Toledo would be impacted. We -- our runs would go down as a result, not too -- indifferent from the rest of the market. Your gasoline production and your jet fuel production, all your clean products production would decline precipitously, and it would be a major event for the people of Michigan and would end up paying significantly more for products. I do think there would immediately be a response from the federal government, and quite frankly, I think it would be a major boost to President Trump's campaign effort in 2020 in the Upper Midwest.
So it's something that the politicians are playing with. We're clearly monitoring it, but at the end of the day, my guess is either the Michigan politicians will not commit hara-kiri or if they do, I would expect the White House and the Trump administration to step in.
Okay. Great. That's very helpful. My second question is basically as Permian production continues to ramp up, we're seeing an increased prevalence of light barrels entering the market, especially around this new lighter grade of WTL. Do you guys have any capacity to run that and also, just capacity to run lighter crudes in general across the system?
We can obviously run lighter crudes, but the lighter do they get, the more difficult it is to process. So running WTI or running a Brent or a Brent-based crude not Brent itself, although we actually ran a little bit of Brent this month, is easier -- a West African sweet is easier than running these Permian crudes, these very light crudes, these condensate crudes for us. So we can run them, but again, there's no free lunch in this business. If your unit's designed to run a certain ratio of crudes -- a range of gravities between X and Y., if you deviate from that, you're probably going to have to cut back your throughput.

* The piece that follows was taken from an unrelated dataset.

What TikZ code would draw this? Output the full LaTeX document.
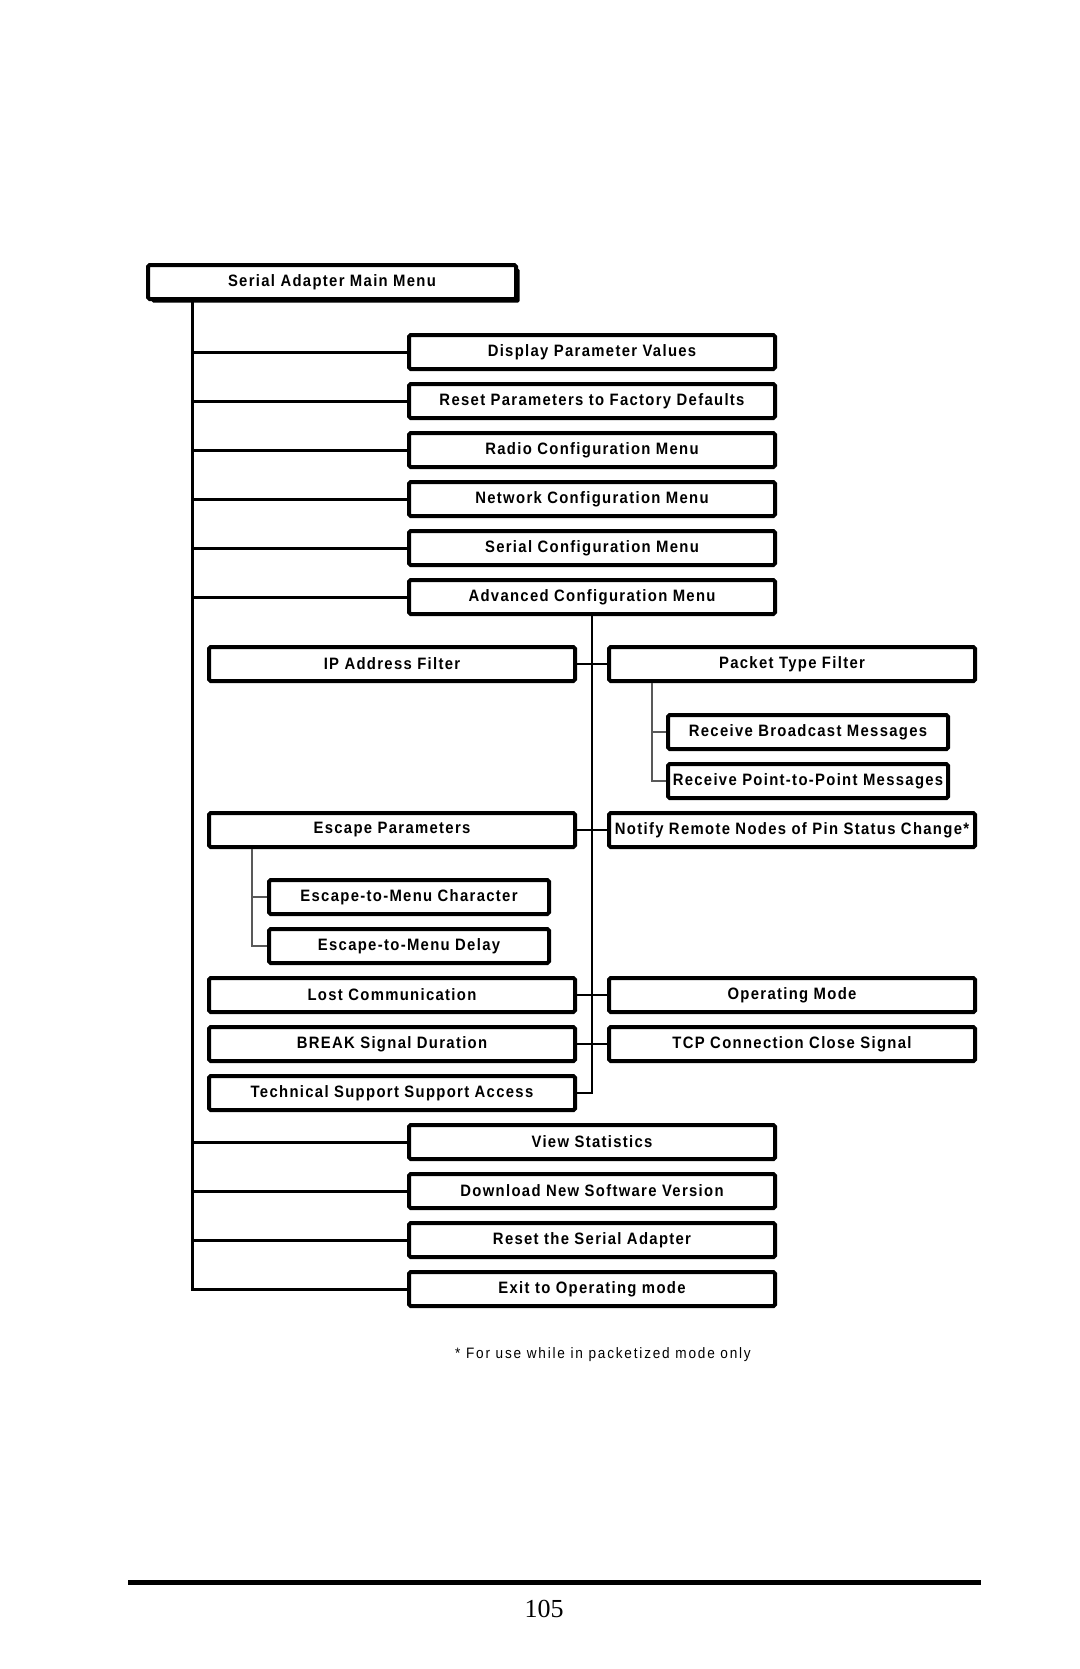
\documentclass[tikz,border=0pt]{standalone}
\usepackage{fontspec}
\setmainfont{Liberation Serif}
\newfontfamily\menufont[FakeStretch=0.9,LetterSpace=8]{Liberation Sans}
\newfontfamily\notefont[FakeStretch=0.9,LetterSpace=12]{Liberation Sans}
\usepackage{tikz}
\usetikzlibrary{shadows}

\tikzset{
  menubox/.style={draw, line width=2pt, fill=white, rounded corners=0.8pt,
    minimum width=183pt, minimum height=17pt, inner sep=0pt,
    font=\menufont\bfseries\fontsize{8.25}{9}\selectfont},
  subbox/.style={menubox, minimum width=140pt},
  trunk/.style={line width=1.5pt},
  branch/.style={line width=0.6pt},
  twig/.style={line width=0.9pt, black!65},
}

\begin{document}
\begin{tikzpicture}[x=0.5pt, y=-0.5pt]

\useasboundingbox (0,0) rectangle (1080,1669);

\node[menubox, minimum width=184pt,
  drop shadow={shadow xshift=1.8pt, shadow yshift=-1.8pt, fill=black, opacity=1}]
  (main) at (332,282) {Serial Adapter Main Menu};

% main menu entries
\foreach \n/\y/\t in {disp/352/Display Parameter Values,
                      reset/401/Reset Parameters to Factory Defaults,
                      radio/450/Radio Configuration Menu,
                      net/499/Network Configuration Menu,
                      serial/548/Serial Configuration Menu,
                      adv/597/Advanced Configuration Menu,
                      stats/1142/View Statistics,
                      dl/1191/Download New Software Version,
                      rsa/1240/Reset the Serial Adapter,
                      exit/1289/Exit to Operating mode} {
	\node[menubox] (\n) at (592,\y) {\t};
}

% advanced menu, left side
\foreach \n/\y/\t in {ipf/664/IP Address Filter,
                      esc/830/Escape Parameters,
                      lost/995/Lost Communication,
                      brk/1044/BREAK Signal Duration,
                      tech/1093/Technical Support Support Access} {
	\node[menubox] (\n) at (392,\y) {\t};
}

% advanced menu, right side
\foreach \n/\y/\t in {pkt/664/Packet Type Filter,
                      notify/830/Notify Remote Nodes of Pin Status Change*,
                      opm/995/Operating Mode,
                      tcp/1044/TCP Connection Close Signal} {
	\node[menubox] (\n) at (792,\y) {\t};
}

\node[subbox] (rbc)  at (808,732) {Receive Broadcast Messages};
\node[subbox] (rp2p) at (808,781) {Receive Point-to-Point Messages};

\node[subbox] (ech) at (409,897) {Escape-to-Menu Character};
\node[subbox] (edl) at (409,946) {Escape-to-Menu Delay};

\coordinate (mt)  at (192,0);
\coordinate (pst) at (652,0);
\coordinate (est) at (252,0);

% main trunk
\draw[trunk] (main.south -| mt) |- (exit.west);
\foreach \n in {disp,reset,radio,net,serial,adv,stats,dl,rsa} {
	\draw[trunk] (\n.west -| mt) -- (\n.west);
}

% advanced trunk
\draw[branch] (adv.south) |- (tech.east);
\draw[branch] (ipf.east) -- (pkt.west);
\draw[branch] (esc.east) -- (notify.west);
\draw[branch] (lost.east) -- (opm.west);
\draw[branch] (brk.east) -- (tcp.west);

% sub menus
\draw[twig] (pkt.south -| pst) |- (rp2p.west);
\draw[twig] (rbc.west -| pst) -- (rbc.west);
\draw[twig] (esc.south -| est) |- (edl.west);
\draw[twig] (ech.west -| est) -- (ech.west);

\node[font=\notefont\fontsize{7.55}{8.5}\selectfont] (note) at (603,1355)
  {* For use while in packetized mode only};

\draw[line width=2.5pt] (128,1582) -- (981,1582);
\node[font=\fontsize{13}{15}\selectfont] (page) at (544,1609) {105};

\end{tikzpicture}
\end{document}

I would also add. I think the West Texas light or extra light or WTL, resid-ing there at that point, that's more of a western PADD 3 scene. By the time product gets to us, we're looking more at a generic sell barrel as opposed to a neat Permian just due to basically Jones Act restrictions.
And our last question will come from Jason Gabelman with Cowen.
I know you mentioned the ability to run high-sulfur fuel directly through your system. And I'm wondering, do you guys see a risk that transmission mechanism from high-sulfur fuel oil translating to the discounts in heavy crude prices could be broken or kind of not fully translate the way that you would normally expect it to?
Yes. I think -- the thing we think might happen is, initially, there'll be a lag. Because what happens is January 1, 2020, there is no market -- international market -- fuel market for high-sulfur resids. So that spell man will be driving over the cliff. They got to have a plan. Right now, that plan is probably going to be going out and competing against coal or you try to get a refiner who has the capability to buy this material and can bring it into their refinery.
The reason I say this -- that there could be a lag is simply because the various non-free market thought for this are continuing to try to take advantage of the situation that exists with constraining heavy crudes and medium crudes and being withheld from Canada and sanctions on Iran and Venezuela. It actually works to their benefit right now because they're getting increased prices on some of the other crudes. So there's probably going to be a lag. In the long term, there's not going to be, in my mind, anything that really disconnects that formula. Tom, you want to add something?
Yes. I mean, I think to just sort of expand just a slight little bit to that answer, is that the product markets from our view are definitely way ahead of the crude market as it relates to IMO, right? I mean we've seen the development of this new 0.5 market, high-sulfur fuel oil from a crack perspective, which is trading at very, very steep backwardation. And then you have things like light crude, which is basically trading flat on a differential to where the current spot markets are.
So basically, what I'm trying to say is that crude markets are definitely -- are very much torn between the light narrow heavy -- the narrow light/heavy environment that we are in today and are definitely undervalued in the crude slate changes that are pending on the horizon as we basically go into an IMO world. So as it stands today, yes, high-sulfur fuel is definitely cheaper at some point in the fourth quarter or in Cal 20 than high-sulfur crude. So the industry would be wanting to get into buying that heavy, potentially at the expense of running crude at this point. I mean if high-sulfur fuels can remain very, very discounted, you are going to ultimately -- you're going to derate refineries and you're going to be running less because you're going to be keeping your coker full with somebody else's material as opposed to somebody's crude.
And I appreciate those comments. If I could just ask a follow-up on another comment that you made earlier just about the fact that it sounds like there's a lot of gasoline supply out there that was supplying the West Coast earlier in 2Q now backfilling on the East Coast. What do you think is driving the higher amount of global supply of gasoline that's out there? And do you see that persisting through the rest of the year?
Actually, I think Tom was referring to the fact that there'd be RBOB/PBOB spread in New York harbor as octane is tightened, has given incentive to redirection cargoes that were still headed towards the West Coast when the West Coast cracks were coming down to come back to the East Coast. Obviously, worldwide gasoline balances, they're not bad -- or the U.S. balances certainly are not bad. And as we look at it, gasoline will come under a little bit of pressure as it does seasonally when you get RVP change and some of the butanes go back into gasoline. But I think gasoline is going to get some support as is every light product from IMO as it comes in.
Yes. I mean we're not seeing any material weakness in gasoline anywhere right now. I mean we've got -- runs across the U.S. have not challenged any sort of historic numbers as we've been looking at throughout the summer at this point. Maybe we'll have a chance for runs to increase into the latter part of August, but gasoline market looks decent to us.
And there are no further questions at this time, so I'll turn it back to Tom Nimbley for closing remarks.
Well, thank you very much, everyone, for joining us today, and we look forward to talking to you again and, hopefully, with very good results at the next call.
This does conclude today's program. Thank you for your participation. You may now disconnect.